▸ **Exercise prompt**:
Extract every line that contains the string "page".

▸ **Material for the task**:
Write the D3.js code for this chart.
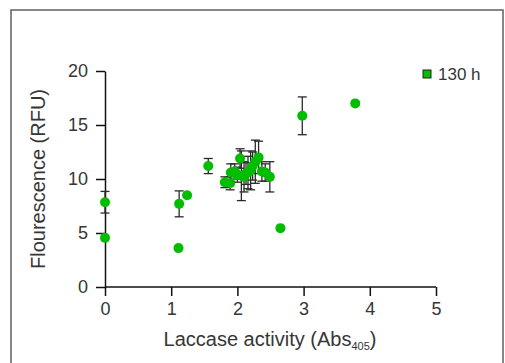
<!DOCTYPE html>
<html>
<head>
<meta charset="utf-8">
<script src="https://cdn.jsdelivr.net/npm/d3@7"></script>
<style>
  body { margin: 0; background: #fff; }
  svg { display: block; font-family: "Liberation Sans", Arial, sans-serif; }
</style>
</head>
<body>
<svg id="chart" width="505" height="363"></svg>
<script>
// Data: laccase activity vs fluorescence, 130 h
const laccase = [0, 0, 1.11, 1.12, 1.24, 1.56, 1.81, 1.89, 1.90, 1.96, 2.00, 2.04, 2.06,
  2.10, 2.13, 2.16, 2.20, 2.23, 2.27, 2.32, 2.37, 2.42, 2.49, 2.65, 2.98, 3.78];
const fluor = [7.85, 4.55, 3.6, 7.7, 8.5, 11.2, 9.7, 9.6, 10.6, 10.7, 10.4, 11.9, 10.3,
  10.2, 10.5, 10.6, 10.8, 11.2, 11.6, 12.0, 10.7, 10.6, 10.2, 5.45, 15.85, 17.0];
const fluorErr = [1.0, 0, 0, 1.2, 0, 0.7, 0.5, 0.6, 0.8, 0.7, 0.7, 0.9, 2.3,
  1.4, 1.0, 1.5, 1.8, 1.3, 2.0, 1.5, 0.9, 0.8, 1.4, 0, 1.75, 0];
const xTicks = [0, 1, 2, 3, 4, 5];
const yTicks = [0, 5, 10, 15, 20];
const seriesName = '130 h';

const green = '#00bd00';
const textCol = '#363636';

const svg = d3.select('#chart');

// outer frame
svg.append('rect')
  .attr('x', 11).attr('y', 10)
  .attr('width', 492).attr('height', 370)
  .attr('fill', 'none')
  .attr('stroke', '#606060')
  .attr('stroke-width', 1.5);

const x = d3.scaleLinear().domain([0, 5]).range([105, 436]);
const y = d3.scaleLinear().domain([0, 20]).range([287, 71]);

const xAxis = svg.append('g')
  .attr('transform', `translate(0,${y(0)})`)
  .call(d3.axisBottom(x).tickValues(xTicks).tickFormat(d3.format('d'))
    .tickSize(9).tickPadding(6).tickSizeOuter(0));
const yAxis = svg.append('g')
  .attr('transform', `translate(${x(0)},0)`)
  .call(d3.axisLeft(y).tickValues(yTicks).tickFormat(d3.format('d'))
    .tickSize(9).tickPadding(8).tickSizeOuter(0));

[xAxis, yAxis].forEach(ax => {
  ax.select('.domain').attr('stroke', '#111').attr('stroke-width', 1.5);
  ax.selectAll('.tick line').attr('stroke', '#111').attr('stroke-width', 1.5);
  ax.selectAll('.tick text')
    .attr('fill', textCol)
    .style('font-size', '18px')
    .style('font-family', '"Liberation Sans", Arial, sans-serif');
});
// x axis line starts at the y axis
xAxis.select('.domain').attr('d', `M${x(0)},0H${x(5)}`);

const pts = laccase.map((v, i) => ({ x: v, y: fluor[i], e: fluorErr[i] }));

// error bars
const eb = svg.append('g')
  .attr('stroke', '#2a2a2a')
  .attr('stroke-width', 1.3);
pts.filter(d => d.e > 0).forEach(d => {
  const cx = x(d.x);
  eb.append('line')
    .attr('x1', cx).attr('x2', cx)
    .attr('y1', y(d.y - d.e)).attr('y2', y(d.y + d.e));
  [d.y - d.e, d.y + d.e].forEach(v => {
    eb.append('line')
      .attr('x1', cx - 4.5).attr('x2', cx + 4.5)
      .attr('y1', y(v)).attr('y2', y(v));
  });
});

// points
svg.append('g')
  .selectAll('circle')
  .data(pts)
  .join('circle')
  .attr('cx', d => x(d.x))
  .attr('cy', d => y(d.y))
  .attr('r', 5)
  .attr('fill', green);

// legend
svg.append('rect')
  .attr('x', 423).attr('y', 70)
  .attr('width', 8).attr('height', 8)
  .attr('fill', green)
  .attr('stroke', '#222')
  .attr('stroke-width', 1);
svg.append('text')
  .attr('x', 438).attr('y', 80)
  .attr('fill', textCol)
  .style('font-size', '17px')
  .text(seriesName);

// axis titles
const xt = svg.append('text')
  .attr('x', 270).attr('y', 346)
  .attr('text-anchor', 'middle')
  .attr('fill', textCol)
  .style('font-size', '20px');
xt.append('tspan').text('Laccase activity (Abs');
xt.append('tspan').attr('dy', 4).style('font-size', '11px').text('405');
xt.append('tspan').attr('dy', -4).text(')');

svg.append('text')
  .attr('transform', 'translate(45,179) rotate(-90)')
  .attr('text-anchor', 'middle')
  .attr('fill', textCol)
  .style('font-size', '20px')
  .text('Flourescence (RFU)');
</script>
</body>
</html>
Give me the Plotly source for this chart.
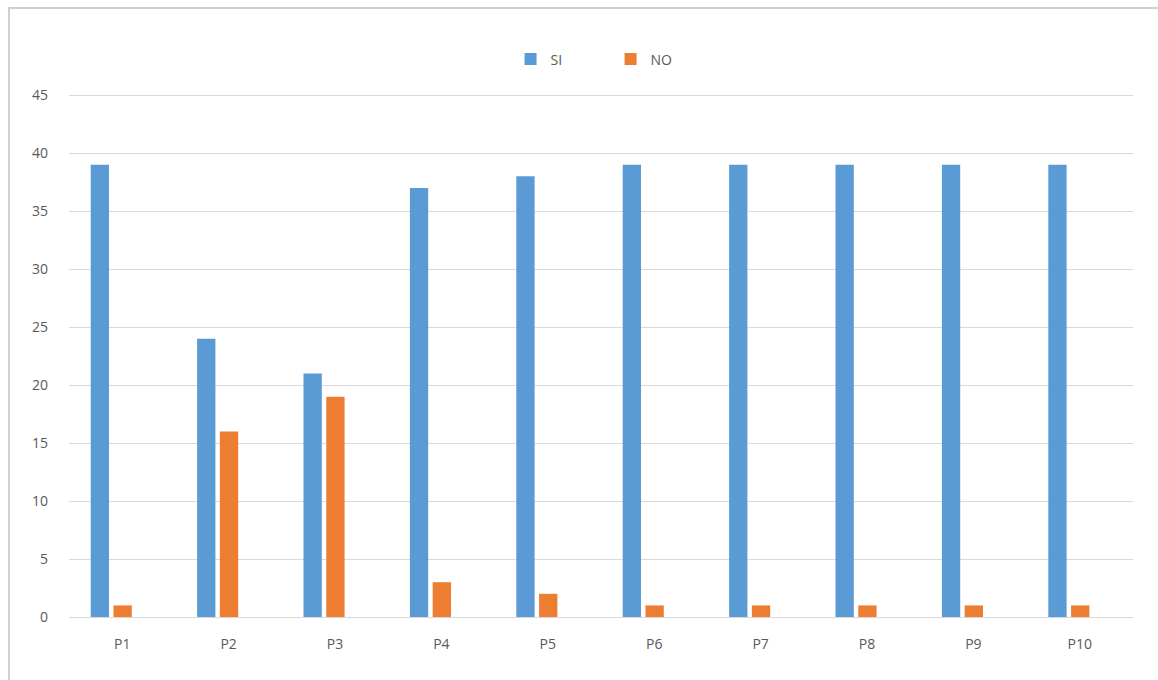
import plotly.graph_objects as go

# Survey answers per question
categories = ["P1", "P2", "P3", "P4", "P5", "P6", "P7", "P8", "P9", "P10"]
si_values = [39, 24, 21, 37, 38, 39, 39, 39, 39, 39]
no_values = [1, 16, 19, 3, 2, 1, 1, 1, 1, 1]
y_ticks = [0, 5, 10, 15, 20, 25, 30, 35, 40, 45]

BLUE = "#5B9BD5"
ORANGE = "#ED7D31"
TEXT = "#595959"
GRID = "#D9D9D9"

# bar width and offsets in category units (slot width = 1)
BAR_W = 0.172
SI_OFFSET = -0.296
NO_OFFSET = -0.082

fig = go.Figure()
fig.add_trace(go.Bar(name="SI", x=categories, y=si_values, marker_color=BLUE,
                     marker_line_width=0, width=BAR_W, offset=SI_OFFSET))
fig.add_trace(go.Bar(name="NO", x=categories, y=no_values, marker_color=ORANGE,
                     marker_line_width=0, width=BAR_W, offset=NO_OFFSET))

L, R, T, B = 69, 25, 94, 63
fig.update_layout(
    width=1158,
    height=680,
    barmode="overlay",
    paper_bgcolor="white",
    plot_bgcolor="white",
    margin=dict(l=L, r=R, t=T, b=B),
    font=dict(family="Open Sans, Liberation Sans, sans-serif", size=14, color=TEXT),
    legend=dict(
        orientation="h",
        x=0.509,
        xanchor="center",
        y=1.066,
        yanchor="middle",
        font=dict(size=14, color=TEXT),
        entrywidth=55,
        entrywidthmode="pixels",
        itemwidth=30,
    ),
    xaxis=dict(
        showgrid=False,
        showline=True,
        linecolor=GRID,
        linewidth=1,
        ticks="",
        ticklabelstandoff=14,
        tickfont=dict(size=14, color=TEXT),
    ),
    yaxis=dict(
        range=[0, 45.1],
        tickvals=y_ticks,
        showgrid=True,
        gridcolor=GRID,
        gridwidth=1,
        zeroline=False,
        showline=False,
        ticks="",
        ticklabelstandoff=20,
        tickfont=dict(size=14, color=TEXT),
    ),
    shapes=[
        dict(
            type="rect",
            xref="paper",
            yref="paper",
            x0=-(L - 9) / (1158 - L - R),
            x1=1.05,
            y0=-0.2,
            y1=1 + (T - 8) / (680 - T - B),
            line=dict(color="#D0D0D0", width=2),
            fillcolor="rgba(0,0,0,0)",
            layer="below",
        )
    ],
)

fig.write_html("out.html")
---
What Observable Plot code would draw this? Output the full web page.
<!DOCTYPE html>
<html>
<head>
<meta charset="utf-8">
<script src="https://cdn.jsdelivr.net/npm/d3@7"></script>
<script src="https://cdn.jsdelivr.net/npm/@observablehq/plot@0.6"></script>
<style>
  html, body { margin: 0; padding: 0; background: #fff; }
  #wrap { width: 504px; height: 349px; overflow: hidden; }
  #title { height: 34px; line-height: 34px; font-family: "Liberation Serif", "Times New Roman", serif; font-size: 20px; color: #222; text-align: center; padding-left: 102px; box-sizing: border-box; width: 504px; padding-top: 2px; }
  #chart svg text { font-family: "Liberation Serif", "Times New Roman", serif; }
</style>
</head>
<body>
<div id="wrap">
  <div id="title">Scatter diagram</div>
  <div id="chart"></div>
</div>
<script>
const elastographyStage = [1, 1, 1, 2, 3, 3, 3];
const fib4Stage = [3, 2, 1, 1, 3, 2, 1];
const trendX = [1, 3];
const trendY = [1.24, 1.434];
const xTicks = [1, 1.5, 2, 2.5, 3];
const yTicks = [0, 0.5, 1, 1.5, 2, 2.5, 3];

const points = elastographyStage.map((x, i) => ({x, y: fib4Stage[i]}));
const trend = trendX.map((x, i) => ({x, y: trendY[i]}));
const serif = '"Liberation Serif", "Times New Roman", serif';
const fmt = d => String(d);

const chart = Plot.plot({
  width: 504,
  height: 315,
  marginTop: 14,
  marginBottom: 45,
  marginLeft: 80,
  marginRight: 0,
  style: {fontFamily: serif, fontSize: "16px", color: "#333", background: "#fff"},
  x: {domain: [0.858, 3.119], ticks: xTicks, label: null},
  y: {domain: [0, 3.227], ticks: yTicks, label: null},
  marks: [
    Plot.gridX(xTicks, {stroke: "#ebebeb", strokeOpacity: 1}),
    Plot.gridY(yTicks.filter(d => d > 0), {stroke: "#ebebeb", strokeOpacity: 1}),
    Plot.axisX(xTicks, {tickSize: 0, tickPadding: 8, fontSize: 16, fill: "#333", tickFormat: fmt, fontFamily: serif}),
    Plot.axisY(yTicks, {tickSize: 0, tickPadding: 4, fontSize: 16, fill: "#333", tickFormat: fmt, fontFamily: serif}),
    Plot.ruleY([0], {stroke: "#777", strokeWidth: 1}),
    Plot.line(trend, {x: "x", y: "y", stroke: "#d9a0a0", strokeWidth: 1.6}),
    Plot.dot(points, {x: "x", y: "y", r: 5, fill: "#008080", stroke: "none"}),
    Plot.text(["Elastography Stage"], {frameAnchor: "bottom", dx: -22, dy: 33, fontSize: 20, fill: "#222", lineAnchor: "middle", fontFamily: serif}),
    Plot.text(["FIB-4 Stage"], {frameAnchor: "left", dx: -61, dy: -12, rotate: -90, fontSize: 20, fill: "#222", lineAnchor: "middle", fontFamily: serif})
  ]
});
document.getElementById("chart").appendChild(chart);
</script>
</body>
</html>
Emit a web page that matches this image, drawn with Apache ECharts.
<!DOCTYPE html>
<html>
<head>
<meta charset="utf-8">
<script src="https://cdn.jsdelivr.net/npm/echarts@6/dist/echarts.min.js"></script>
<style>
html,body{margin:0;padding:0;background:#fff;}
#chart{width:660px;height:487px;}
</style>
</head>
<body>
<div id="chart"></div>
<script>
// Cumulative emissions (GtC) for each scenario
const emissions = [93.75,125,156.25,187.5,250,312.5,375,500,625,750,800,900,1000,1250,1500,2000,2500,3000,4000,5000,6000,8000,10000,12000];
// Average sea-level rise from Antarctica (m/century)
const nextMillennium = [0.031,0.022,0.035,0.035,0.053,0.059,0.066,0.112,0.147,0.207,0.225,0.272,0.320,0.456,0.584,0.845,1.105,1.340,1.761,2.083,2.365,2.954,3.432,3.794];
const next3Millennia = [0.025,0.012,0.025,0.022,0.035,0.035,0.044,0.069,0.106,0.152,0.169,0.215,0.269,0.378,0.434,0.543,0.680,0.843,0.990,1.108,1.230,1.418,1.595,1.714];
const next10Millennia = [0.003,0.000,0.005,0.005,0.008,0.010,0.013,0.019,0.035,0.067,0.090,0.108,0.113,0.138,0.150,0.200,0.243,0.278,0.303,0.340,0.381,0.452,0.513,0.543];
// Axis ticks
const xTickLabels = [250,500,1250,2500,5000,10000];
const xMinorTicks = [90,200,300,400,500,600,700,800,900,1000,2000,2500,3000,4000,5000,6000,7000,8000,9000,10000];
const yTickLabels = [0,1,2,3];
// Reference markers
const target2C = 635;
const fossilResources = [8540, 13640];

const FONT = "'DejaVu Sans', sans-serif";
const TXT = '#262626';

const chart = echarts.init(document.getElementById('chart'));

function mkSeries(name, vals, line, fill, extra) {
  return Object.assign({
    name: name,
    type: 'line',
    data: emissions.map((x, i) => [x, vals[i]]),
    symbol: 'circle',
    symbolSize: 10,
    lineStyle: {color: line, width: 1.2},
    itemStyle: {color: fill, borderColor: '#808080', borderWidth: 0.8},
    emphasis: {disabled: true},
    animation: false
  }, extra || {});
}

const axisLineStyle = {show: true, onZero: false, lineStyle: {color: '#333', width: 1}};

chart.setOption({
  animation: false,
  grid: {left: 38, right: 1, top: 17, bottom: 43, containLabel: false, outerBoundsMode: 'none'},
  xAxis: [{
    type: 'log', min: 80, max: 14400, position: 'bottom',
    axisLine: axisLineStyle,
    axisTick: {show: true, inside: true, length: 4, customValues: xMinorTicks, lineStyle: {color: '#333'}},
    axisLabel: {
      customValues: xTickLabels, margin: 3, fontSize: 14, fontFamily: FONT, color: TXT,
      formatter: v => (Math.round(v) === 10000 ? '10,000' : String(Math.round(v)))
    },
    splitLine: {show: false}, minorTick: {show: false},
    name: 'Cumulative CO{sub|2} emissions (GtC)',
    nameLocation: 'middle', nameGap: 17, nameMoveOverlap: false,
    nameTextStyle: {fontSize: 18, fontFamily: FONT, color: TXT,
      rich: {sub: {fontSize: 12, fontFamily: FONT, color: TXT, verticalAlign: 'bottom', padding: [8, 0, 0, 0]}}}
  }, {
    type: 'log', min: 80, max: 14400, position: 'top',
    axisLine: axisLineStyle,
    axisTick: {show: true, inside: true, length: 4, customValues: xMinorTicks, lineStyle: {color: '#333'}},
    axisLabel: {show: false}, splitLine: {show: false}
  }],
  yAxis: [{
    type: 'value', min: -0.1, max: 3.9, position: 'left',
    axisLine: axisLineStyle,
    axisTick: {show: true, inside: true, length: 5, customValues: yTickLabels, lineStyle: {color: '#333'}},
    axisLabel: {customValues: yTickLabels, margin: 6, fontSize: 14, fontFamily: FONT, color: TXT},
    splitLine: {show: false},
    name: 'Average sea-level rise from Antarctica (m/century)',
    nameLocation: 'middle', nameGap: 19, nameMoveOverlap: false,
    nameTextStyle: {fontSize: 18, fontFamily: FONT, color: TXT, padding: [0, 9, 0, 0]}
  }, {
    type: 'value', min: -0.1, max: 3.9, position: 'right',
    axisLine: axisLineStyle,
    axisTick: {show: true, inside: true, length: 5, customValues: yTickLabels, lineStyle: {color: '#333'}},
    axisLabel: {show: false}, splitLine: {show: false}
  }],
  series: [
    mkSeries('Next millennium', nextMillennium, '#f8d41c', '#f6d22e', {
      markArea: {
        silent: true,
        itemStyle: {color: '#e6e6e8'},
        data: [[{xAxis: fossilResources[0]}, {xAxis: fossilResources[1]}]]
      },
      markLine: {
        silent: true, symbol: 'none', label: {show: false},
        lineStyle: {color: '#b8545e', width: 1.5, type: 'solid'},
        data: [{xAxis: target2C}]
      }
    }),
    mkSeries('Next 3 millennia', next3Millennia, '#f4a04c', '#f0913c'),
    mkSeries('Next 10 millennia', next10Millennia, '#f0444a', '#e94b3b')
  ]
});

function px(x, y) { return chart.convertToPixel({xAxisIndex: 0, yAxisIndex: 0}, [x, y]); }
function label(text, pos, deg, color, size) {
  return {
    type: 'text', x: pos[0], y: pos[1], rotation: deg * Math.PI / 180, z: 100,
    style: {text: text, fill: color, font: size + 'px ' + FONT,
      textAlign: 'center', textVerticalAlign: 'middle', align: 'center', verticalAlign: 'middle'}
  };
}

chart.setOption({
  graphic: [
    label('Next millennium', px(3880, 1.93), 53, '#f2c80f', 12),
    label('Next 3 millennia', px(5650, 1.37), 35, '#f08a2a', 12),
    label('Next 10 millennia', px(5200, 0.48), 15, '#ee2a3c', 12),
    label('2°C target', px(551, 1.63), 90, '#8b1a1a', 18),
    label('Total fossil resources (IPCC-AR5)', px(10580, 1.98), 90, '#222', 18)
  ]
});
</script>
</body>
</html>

▸ **The reply**:
What Observable Plot code would draw this? Output the full web page.
Emit a web page that matches this image, drawn with Apache ECharts.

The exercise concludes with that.